What the exercise asks:
Note each line of the listing that contains the string "React", and copy it.

Data records:
○ ○ ○ ○
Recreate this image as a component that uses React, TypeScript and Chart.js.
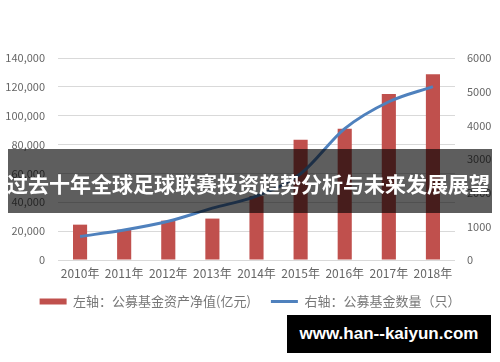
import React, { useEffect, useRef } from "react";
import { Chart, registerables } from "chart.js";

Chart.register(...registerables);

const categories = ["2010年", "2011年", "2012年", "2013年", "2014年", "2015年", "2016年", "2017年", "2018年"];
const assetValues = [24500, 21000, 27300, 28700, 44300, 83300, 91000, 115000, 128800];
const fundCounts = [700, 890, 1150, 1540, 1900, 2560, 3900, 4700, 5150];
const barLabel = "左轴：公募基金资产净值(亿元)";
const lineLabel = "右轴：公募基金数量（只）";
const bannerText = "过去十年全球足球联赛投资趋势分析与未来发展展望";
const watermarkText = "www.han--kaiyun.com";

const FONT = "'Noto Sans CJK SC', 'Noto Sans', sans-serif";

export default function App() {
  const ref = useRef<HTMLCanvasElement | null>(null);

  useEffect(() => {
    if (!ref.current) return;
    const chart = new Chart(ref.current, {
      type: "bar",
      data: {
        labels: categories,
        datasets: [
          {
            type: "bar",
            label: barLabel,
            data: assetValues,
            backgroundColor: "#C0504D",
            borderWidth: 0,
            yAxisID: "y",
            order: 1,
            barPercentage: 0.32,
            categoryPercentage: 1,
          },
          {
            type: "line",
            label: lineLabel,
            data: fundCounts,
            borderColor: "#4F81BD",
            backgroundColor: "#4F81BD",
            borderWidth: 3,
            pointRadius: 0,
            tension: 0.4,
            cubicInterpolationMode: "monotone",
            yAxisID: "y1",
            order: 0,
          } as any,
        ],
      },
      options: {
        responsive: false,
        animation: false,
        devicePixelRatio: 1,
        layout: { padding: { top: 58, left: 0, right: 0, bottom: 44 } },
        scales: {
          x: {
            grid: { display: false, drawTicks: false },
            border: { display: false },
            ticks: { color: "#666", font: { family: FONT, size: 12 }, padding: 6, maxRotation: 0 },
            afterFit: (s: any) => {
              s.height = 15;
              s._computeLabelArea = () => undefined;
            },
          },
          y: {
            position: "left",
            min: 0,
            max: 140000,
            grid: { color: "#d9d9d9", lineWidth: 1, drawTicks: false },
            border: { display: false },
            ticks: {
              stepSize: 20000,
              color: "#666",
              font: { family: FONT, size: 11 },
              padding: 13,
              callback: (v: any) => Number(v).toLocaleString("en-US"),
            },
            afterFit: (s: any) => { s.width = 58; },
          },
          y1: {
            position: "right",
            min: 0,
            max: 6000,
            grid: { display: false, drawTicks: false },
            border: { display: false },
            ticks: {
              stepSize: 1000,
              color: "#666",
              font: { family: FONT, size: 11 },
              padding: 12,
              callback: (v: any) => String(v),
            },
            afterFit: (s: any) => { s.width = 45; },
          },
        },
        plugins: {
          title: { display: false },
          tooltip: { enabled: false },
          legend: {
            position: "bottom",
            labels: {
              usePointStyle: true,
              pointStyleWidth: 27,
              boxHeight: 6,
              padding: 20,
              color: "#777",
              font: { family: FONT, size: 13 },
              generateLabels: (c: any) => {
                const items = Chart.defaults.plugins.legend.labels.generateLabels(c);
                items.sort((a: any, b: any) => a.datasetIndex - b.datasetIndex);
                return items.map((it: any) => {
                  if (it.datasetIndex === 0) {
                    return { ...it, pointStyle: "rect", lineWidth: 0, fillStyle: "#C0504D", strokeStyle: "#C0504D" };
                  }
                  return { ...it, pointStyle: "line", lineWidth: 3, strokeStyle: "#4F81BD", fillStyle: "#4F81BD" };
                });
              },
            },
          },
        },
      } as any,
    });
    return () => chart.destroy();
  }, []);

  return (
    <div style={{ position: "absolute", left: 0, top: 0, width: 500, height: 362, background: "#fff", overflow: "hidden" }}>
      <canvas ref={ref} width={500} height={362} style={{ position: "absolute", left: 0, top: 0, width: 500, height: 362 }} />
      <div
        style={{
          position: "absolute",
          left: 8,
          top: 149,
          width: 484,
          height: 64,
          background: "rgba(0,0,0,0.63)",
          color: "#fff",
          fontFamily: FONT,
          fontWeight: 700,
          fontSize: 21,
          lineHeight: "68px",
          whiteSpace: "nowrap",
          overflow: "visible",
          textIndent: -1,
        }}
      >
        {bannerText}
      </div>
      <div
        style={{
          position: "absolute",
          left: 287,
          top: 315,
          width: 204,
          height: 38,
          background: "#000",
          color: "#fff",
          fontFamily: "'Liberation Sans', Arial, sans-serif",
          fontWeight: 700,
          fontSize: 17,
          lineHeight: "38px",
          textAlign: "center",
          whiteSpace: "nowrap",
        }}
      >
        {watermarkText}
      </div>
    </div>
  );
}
○ ○ ○ ○
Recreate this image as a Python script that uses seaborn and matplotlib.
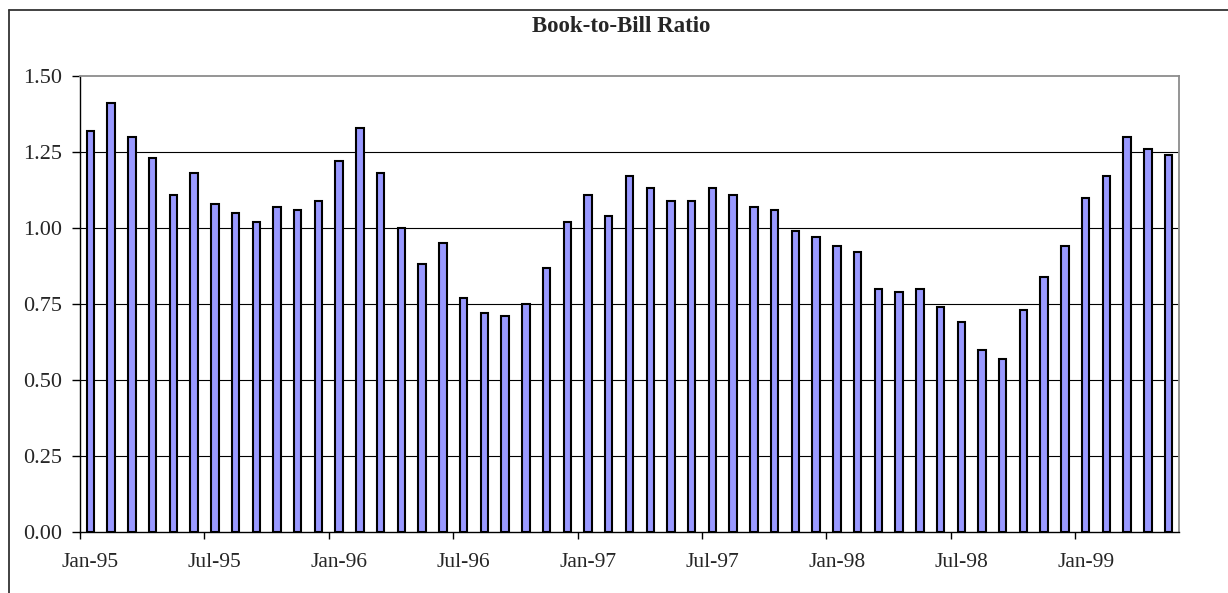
○ ○ ○ ○
Response for this exercise:
Recreate this image as a component that uses React, TypeScript and Chart.js.
import React, { useEffect, useRef } from "react";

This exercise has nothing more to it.